We know that $\int_{S^2}\omega = 4\pi$. But on the other hand $\omega$ seems to be a closed form, so the integral should be zero as $S^2$ is the boundary of $D^3$, the $3$ dimensional ball with radius $1$.
Where do I make a mistake in my reasoning?
First, the issue is not related to extending forms from the boundary to the whole manifold.
Proposition: Suppose $M^n$ is a manifold with boundary $\partial M$. Then any smooth $k$-form on $\partial M$ has a smooth extension to all of $M$.
Proof: By the collar neighborhood theorem, there is a neighborhood $U$ of $\partial M$ for which $U\cong \partial M\times [0,1)$ with the diffeomorphism taking $\partial M$ to $\partial M \times \{0\}$.
Let $\phi:\mathbb{R}\rightarrow \mathbb{R}$ be a $C^\infty$ function with $\phi(0) = 1$ and $\phi(x) = 0$ for $x\in [1/2,1]$. For example, one can use $$\phi(x) = \begin{cases} e^{- \frac{1}{1-4x^2} + 1} & x\in (-1/2,1/2)\\ 0 & x\notin (-1/2,1/2)\end{cases}.$$ Then we can extend $\omega$ to $U \cong \partial M \times [0,1)$ by the formula $\omega_{m,x} = \phi(x)\omega_m$, where I am thinking of $m\in \partial M$.
Then we simply define $\omega$ on $M\setminus U$ by declaring it to be identically zero.

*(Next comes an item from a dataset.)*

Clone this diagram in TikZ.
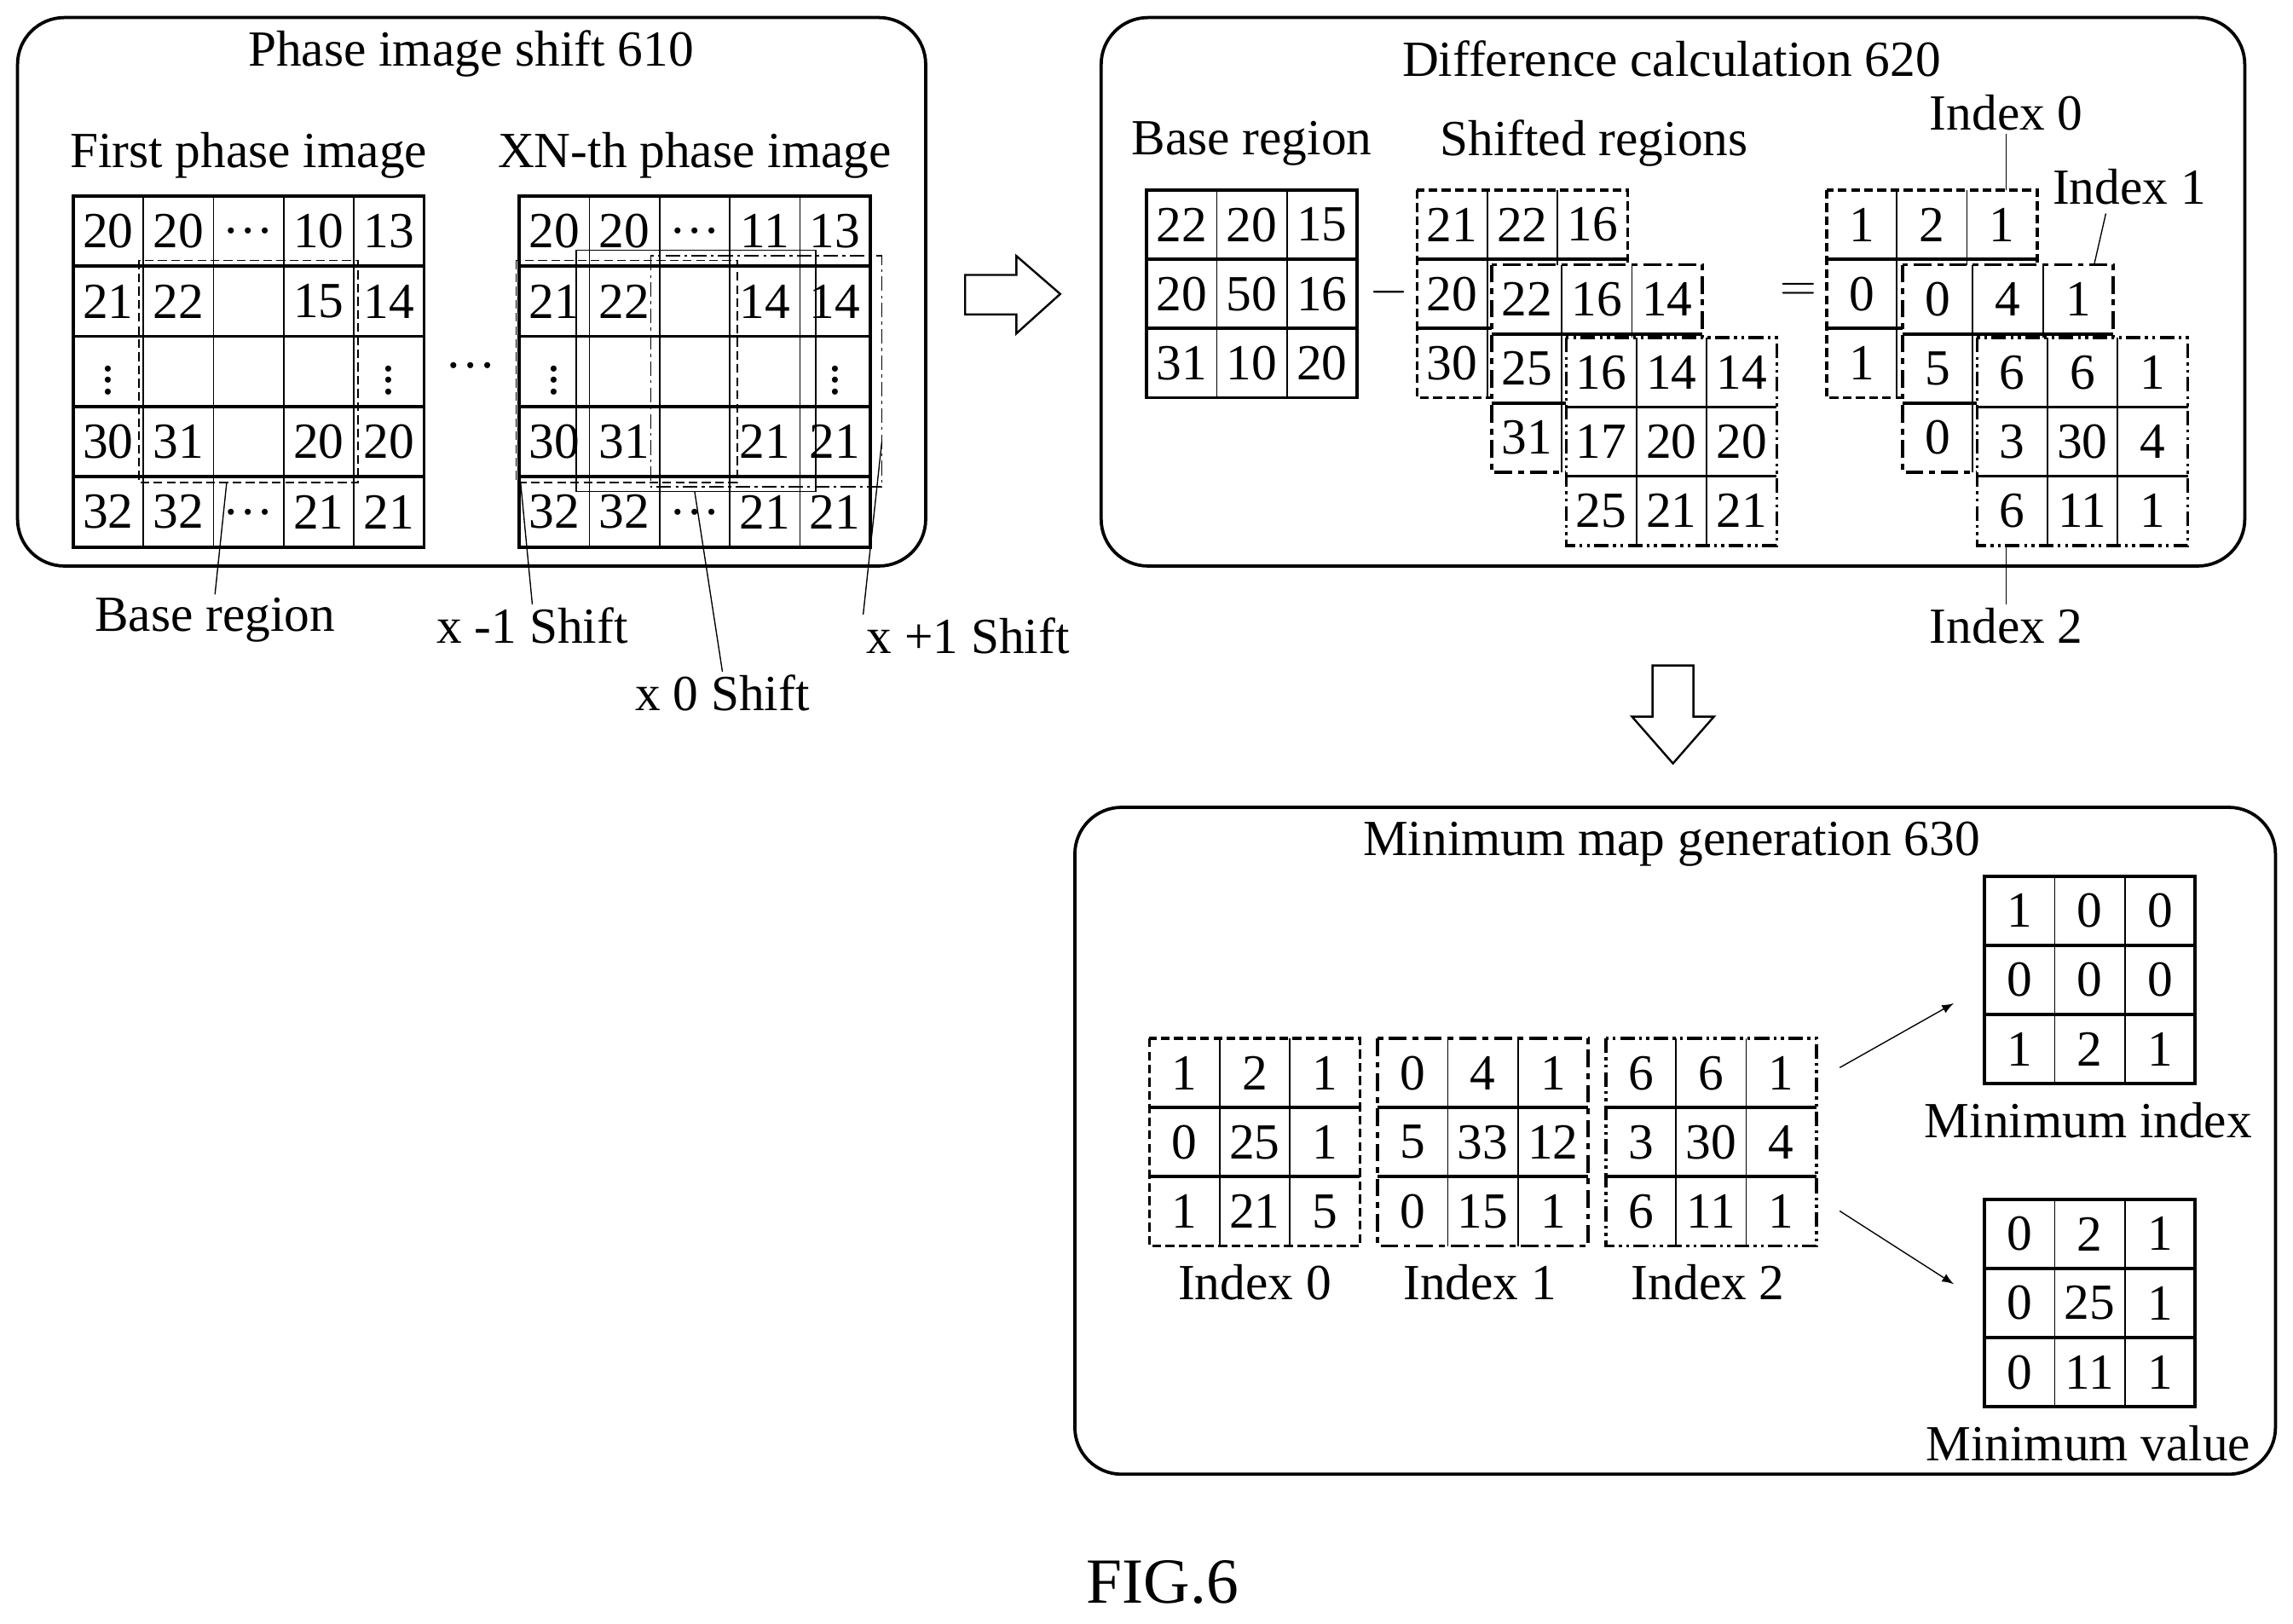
\documentclass[tikz,border=0pt]{standalone}
\usepackage{fontspec}
\setmainfont{Liberation Serif}
\begin{document}
\begin{tikzpicture}[x=0.5pt,y=-0.5pt,
  lab/.style={font=\fontsize{17.3}{19}\selectfont,inner sep=1pt},
  num/.style={font=\fontsize{17.3}{19}\selectfont,inner sep=0pt},
  hline/.style={line width=1.1pt},
  vline/.style={line width=0.5pt},
  box/.style={line width=1.1pt,rounded corners=16pt},
  sol/.style={line width=1.1pt},
  dsh/.style={line width=1.1pt,dash pattern=on 3pt off 1.5pt},
  lds/.style={line width=1.1pt,dash pattern=on 6pt off 2pt on 2pt off 2pt},
  ddt/.style={line width=1.1pt,dash pattern=on 5pt off 1.5pt on 1pt off 1.5pt on 1pt off 1.5pt},
  thinr/.style={line width=0.5pt},
  thinrd/.style={line width=0.5pt,dash pattern=on 3pt off 1.5pt},
  thinrdd/.style={line width=0.5pt,dash pattern=on 5pt off 1.5pt on 1pt off 1.5pt},
  lead/.style={line width=0.4pt},
  blk/.style={line width=0.7pt,fill=white}]
\newcommand\mygrid[9]{%
  \pgfmathtruncatemacro\nc{#6-1}\pgfmathtruncatemacro\nr{#7-1}%
  \fill[white] (#2,#3) rectangle ++({#6*#4},{#7*#5});
  \foreach \i in {1,...,\nc} \draw[vline] ({#2+\i*#4},#3) -- ++(0,{#7*#5});
  \foreach \j in {1,...,\nr} \draw[hline] (#2,{#3+\j*#5}) -- ++({#6*#4},0);
  \draw[#1] (#2,#3) rectangle ++({#6*#4},{#7*#5});
  \foreach \v [count=\k from 0] in {#8} {%
    \pgfmathtruncatemacro\cc{mod(\k,#6)}\pgfmathtruncatemacro\rr{div(\k,#6)}%
    \node[num] (#9\k) at ({#2+(\cc+0.5)*#4},{#3+(\rr+0.5)*#5}) {\v};}%
}
\useasboundingbox (0,0) rectangle (1568,1110);
% ---------- box 1
\draw[box] (12,12) rectangle (633,387);
\node[lab] (t1) at (322,37) {Phase image shift 610};
\node[lab] (fp) at (170,106) {First phase image};
\node[lab] (xn) at (475,106) {XN-th phase image};
\mygrid{sol}{50}{134}{48}{48}{5}{5}{20,20,…,10,13,21,22,{},15,14,$\vdots$,{},{},{},$\vdots$,30,31,{},20,20,32,32,…,21,21}{ga}
\mygrid{sol}{355}{134}{48}{48}{5}{5}{20,20,…,11,13,21,22,{},14,14,$\vdots$,{},{},{},$\vdots$,30,31,{},21,21,32,32,…,21,21}{gb}
\node[num] (mid) at (322,250) {…};
\draw[thinrd] (95,178) rectangle (245,330);
\draw[thinrd] (353,178) rectangle (504,330);
\draw[thinr] (394,171) rectangle (558,336);
\draw[thinrdd] (445,175) rectangle (603,333);
\node[lab] (br) at (147,424) {Base region};
\node[lab] (m1) at (364,428) {x -1 Shift};
\node[lab] (z0) at (494,474) {x 0 Shift};
\node[lab] (p1) at (662,435) {x +1 Shift};
\coordinate (c1) at (155,330); \coordinate (c2) at (356,330);
\coordinate (c3) at (475,336); \coordinate (c4) at (603,302);
\draw[lead] (c1) -- (br.north);
\draw[lead] (c2) -- (m1.north);
\draw[lead] (c3) -- (z0.north);
\draw[lead] (c4) -- (p1.north west);
% arrows
\draw[blk] (660,188) -- (695,188) -- (695,175) -- (725,201) -- (695,228) -- (695,215) -- (660,215) -- cycle;
\draw[blk] (1130,455) -- (1158,455) -- (1158,490) -- (1172,490) -- (1144,522) -- (1116,490) -- (1130,490) -- cycle;
% ---------- box 2
\draw[box] (753,12) rectangle (1535,387);
\node[lab] (t2) at (1143,40) {Difference calculation 620};
\node[lab] (bl) at (856,98) {Base region};
\node[lab] (sl) at (1090,98) {Shifted regions};
\mygrid{sol}{784}{130}{48}{47.3}{3}{3}{22,20,15,20,50,16,31,10,20}{b}
\node[lab] (minus) at (950,200) {$-$};
\mygrid{dsh}{969}{130}{48}{47.3}{3}{3}{21,22,16,20,{},{},30,{},{}}{sa}
\mygrid{lds}{1020}{181}{48}{47.3}{3}{3}{22,16,14,25,{},{},31,{},{}}{sb}
\mygrid{ddt}{1071}{231}{48}{47.3}{3}{3}{16,14,14,17,20,20,25,21,21}{sc}
\node[lab] (eq) at (1230,200) {$=$};
\mygrid{dsh}{1249}{130}{48}{47.3}{3}{3}{1,2,1,0,{},{},1,{},{}}{ra}
\mygrid{lds}{1301}{181}{48}{47.3}{3}{3}{0,4,1,5,{},{},0,{},{}}{rb}
\mygrid{ddt}{1352}{231}{48}{47.3}{3}{3}{6,6,1,3,30,4,6,11,1}{rc}
\node[lab] (i0) at (1372,77) {Index 0};
\node[lab] (i1) at (1456,128) {Index 1};
\node[lab] (i2) at (1372,428) {Index 2};
\coordinate (d0) at (1372,130); \coordinate (d1) at (1432,181); \coordinate (d2) at (1372,373);
\draw[lead] (i0.south) -- (d0);
\draw[lead] (1440,146) -- (d1);
\draw[lead] (i2.north) -- (d2);
% ---------- box 3
\draw[box] (735,552) rectangle (1556,1008);
\node[lab] (t3) at (1143,577) {Minimum map generation 630};
\mygrid{dsh}{786}{710}{48}{47.3}{3}{3}{1,2,1,0,25,1,1,21,5}{ma}
\mygrid{lds}{942}{710}{48}{47.3}{3}{3}{0,4,1,5,33,12,0,15,1}{mb}
\mygrid{ddt}{1098}{710}{48}{47.3}{3}{3}{6,6,1,3,30,4,6,11,1}{mc}
\node[lab] (l0) at (858,877) {Index 0};
\node[lab] (l1) at (1012,877) {Index 1};
\node[lab] (l2) at (1168,877) {Index 2};
\mygrid{sol}{1357}{599}{48}{47.3}{3}{3}{1,0,0,0,0,0,1,2,1}{mi}
\mygrid{sol}{1357}{820}{48}{47.3}{3}{3}{0,2,1,0,25,1,0,11,1}{mv}
\node[lab] (lmi) at (1428,766) {Minimum index};
\node[lab] (lmv) at (1428,987) {Minimum value};
\coordinate (a1) at (1258,730); \coordinate (a2) at (1336,686);
\coordinate (a3) at (1258,828); \coordinate (a4) at (1336,878);
\draw[lead,-latex] (a1) -- (a2);
\draw[lead,-latex] (a3) -- (a4);
\node[font=\fontsize{22}{24}\selectfont] (fig) at (795,1082) {FIG.6};
\end{tikzpicture}
\end{document}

Because $\omega_{u,x}$ is identically $0$ for any $x \geq 1/2$, this is a smooth extension.$\square$
$ \ $
However, if the form $\omega$ is closed, there is no reason why the extension should be closed. Using the $\phi$ above, if $\omega$ is closed, then on $U$ we have $d(\omega_{m,x}) = d\phi(x)\omega_m = (d\phi) \wedge \omega_m$. On $(-1/2, 1/2)$, this is non-zero, unless $\omega_m = 0$.
Further, Stokes's theorem actually guarantees that some closed forms don't have extensions to closed forms. In your example, $\omega$ can be extended to all of $D^3$, but if $d\omega = 0$ on all of $D^3$ then Stokes's theorem gives you a contradiction as you noted.